Editor’s note: This week, health writers Deepali Rastogi and Mahesh Tipirneni respond to a letter from a reader regarding their recent column on smoking, which listed medical conditions linked to smoking.
Physicians: It never ceases to amaze me the lengths the current medical establishment will go through to profess their medical opinions as fact.
In all the conditions listed, smoking may have the possibility as a differential. However, direct cause statements without proper diagnosis concerning the individual are not realistic or proper.
It seems that “modern medicine” has resorted to throwing “experience darts” based upon questionable studies instead of investigating the root cause of the disease.
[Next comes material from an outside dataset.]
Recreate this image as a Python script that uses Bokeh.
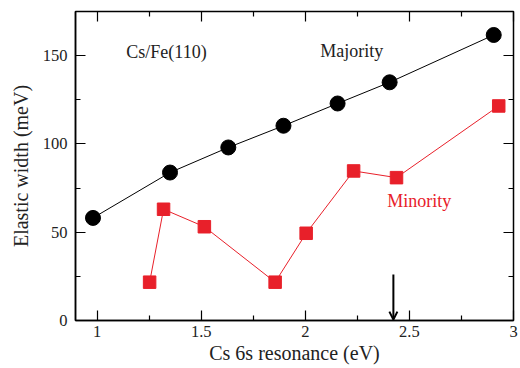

Smoking has been the “bad boy” and favorite tool use by medicine to instantly determine a diagnosis or cause. If you go to a physician with an ingrown toenail and you smoke, the cause of the problem is probably (that) you smoke.
The only thing I have not seen smoking blamed for is teenage pregnancy, but I am sure there is someone out there that could assemble a positive study if you paid them enough.
If the people that maintain all the complex diagnostic machinery utilized the same thought process of troubleshooting that “modern medicine professionals” utilize, the result would be failure or misapplication. Actual troubleshooting of processes, whether mechanized or biological, is an art form that requires multiple steps to a conclusion. Experience darts are detrimental to the process.
Also, remember that when a medical professional renders a diagnosis or statement, it is only a medical opinion, hence the term “second opinion.” Most physicians need a reminder about their diagnosis and their statements and the relationship to the real world.
I am not promoting smoking but questioning the methodology.
Dear G.K.: Thank you for reading our article. We truly appreciate your comments, concerns, and questions. If a health care provider solely attributes an ingrown toenail to smoking, then one needs to strongly consider finding another health care provider.
We understand your concerns or fears regarding modern medicine. I would like to first clarify that the article states, “Current data has linked smoking to quite a few organ and system dysfunctions.” Nowhere in the article do we state that smoking is directly and solely responsible for all the listed medical problems. We believe that smoking plays a varying role in many diseases.
I would not completely discredit “experience darts,” or as we in the field call them, “observations.” Observation is what initiates or drives most research, whether medical or non-medical. Observations in medicine have been going on for several centuries. Hippocrates (460 to 370 B.C.), the “father of medicine,” based his theories on observations of the human body. He was the first person to describe numerous medical illnesses accurately, such as pneumonia and epilepsy.
We, as humans, make observations everyday. Sometimes they hold water, and sometimes they don’t. That’s when further research comes in. The research showing tobacco’s “link” to various diseases has been going on for decades, and not just in the U.S., but in many other countries as well. So smoking has been depicted as a “bad boy” internationally for years because it is a “bad boy.”
The human body is the most complex organism we know of, yet we don’t really understand it completely. All the most advanced medical research barely scrapes the surface in our understanding of the human body and the diseases that afflict it. It can take years or even decades and a lot financial resources to precisely identify the “root cause” in medicine.
With the years of strong data that already supports tobacco’s link to heart disease, lung disease and certain cancers, do we really need to spend that much more time and money in finding another strong link just to tell people that smoking is bad for you?
We feel that it is important to separate out which research or data is significant and relevant and which isn’t prior to initiating therapy for patients.
The information we referenced is from federal and state agencies, reputable medical societies and our years of “medical observations.”